In a nutshell? Everyone wanted their money at the same time. No, not like a long line of folks standing in line at the ATM waiting to withdrawal their money. Instead, it was big banks and brokerages that had large investments and some of those investments were on credit (or margin accounts). When these banks and brokerages went to pull back their investments or came calling for money that was owed to them, that created a liquidity crunch.
What does that mean? There wasn’t enough purchasing power (meaning actual cash) to make good on all the moves that the market wanted and needed to make. That’s when the Fed stepped in with its $700 billion infusion. But that wasn’t enough, and the market basically freaked out. Add to that there wasn’t anyone interested in buying mortgage backed securities and now those lovely historically low rates that we had for less than a week at the beginning of March are gone.
How Big is the Market for Mortgages?
Barry Habib, the mortgage market guru, of MBS Highway, said in an update a few days ago that there is about $11 trillion in home mortgages in the United States. We originate between $1.75 trillion and $2.1 trillion in lending annually, depending on where interest rates fall. That amount covers both purchase and refinance business. That means that between $175 billion and $200 billion per month in volume is what the entire market for mortgages can handle.
Where Does It Go?
Much of the volume gets sold to the secondary market in the form of mortgage backed securities or bonds. What are those you ask? Picture a big stack of mortgages that get wrapped up and sold as one big chunk in the form of bonds. In 2008, these bonds were made up of mortgages that were poorly written with little to no documentation and, individually, highly susceptible to default. This makes the whole thing unstable and therefore worthless, or at least worth much less, than it was originally sold for when it initially went to market. This is why, in 2008, the market crashed. Is that what’s happening now? The short answer is “No.”

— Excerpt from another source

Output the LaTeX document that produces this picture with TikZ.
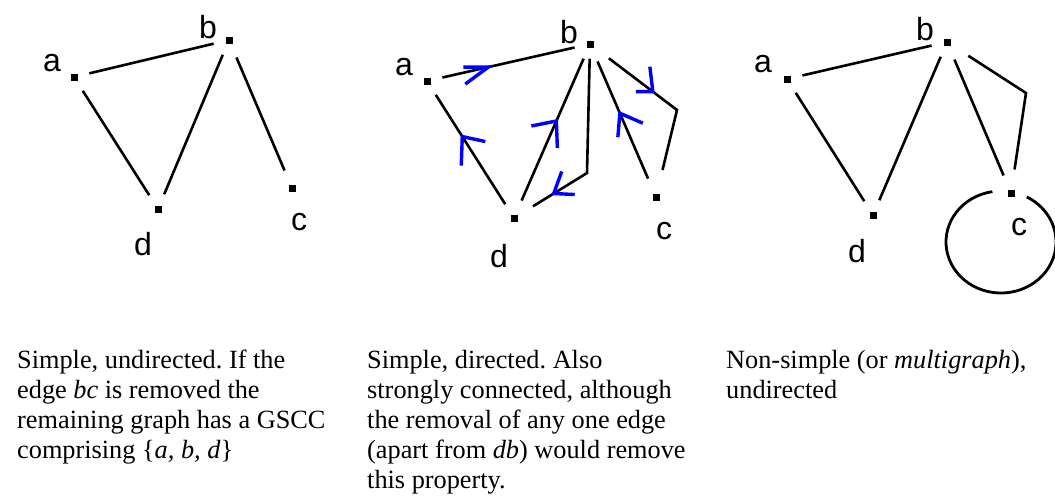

Are we going back to 2008?
What’s happening now is those same mortgage back securities (bonds) are for sale to the market. The quality now, is much higher than it was in 2004-2007 because these are full documentation loans that have been underwritten to a much higher standard, thanks to regulation by the Consumer Financial Protection Bureau. So, why isn’t anyone interested in buying them? Because the traders that purchase these securities don’t believe they’ll be worth anything in 6 months. Wait, what? I thought you said that these are higher quality bonds. They are higher quality bonds but if the mortgages that make them up get refinanced inside of 6 months because rates are lower (which is somewhat likely), they will become worth less than at the time of issue. In fact, most companies need the loans on their books for 2-3 years to earn a profit.
Ok, that’s confusing, right? These bonds have a maturity date. If the underlying assets (individual mortgages) that make up these bonds get sold to another bank as part of a refinance before the maturity date, the value of the bond where that mortgage was before it is refinanced (and paid off) is diminished. Bonds are supposed to be a “safe haven” for assets with a “guaranteed” return. If the assets that make up these financial instruments (mortgage backed securities) are sold, then the quality of that financial instrument is degraded or worth less. Bond traders don’t buy things that diminish in value. The traders expect these financial instruments to hold their value and if it appears that they won’t hold their value, well, the bond traders will take their money somewhere else or they simply won’t buy anything and sit on their cash. When that cash sits on the sidelines, it means others can’t make moves with that cash that would’ve been used to purchase and the whole thing starts to come apart. It’s not exactly where we are right now, but things are not stable and the banks that write mortgage loans and who set interest rates are not in the mood to play. Margins are thin and small mistakes can mean the difference between profitability and cutting staff. Combine that with the wave of volume that came at the banking system two weeks ago and you have a recipe for interest rates going up. Yep, UP!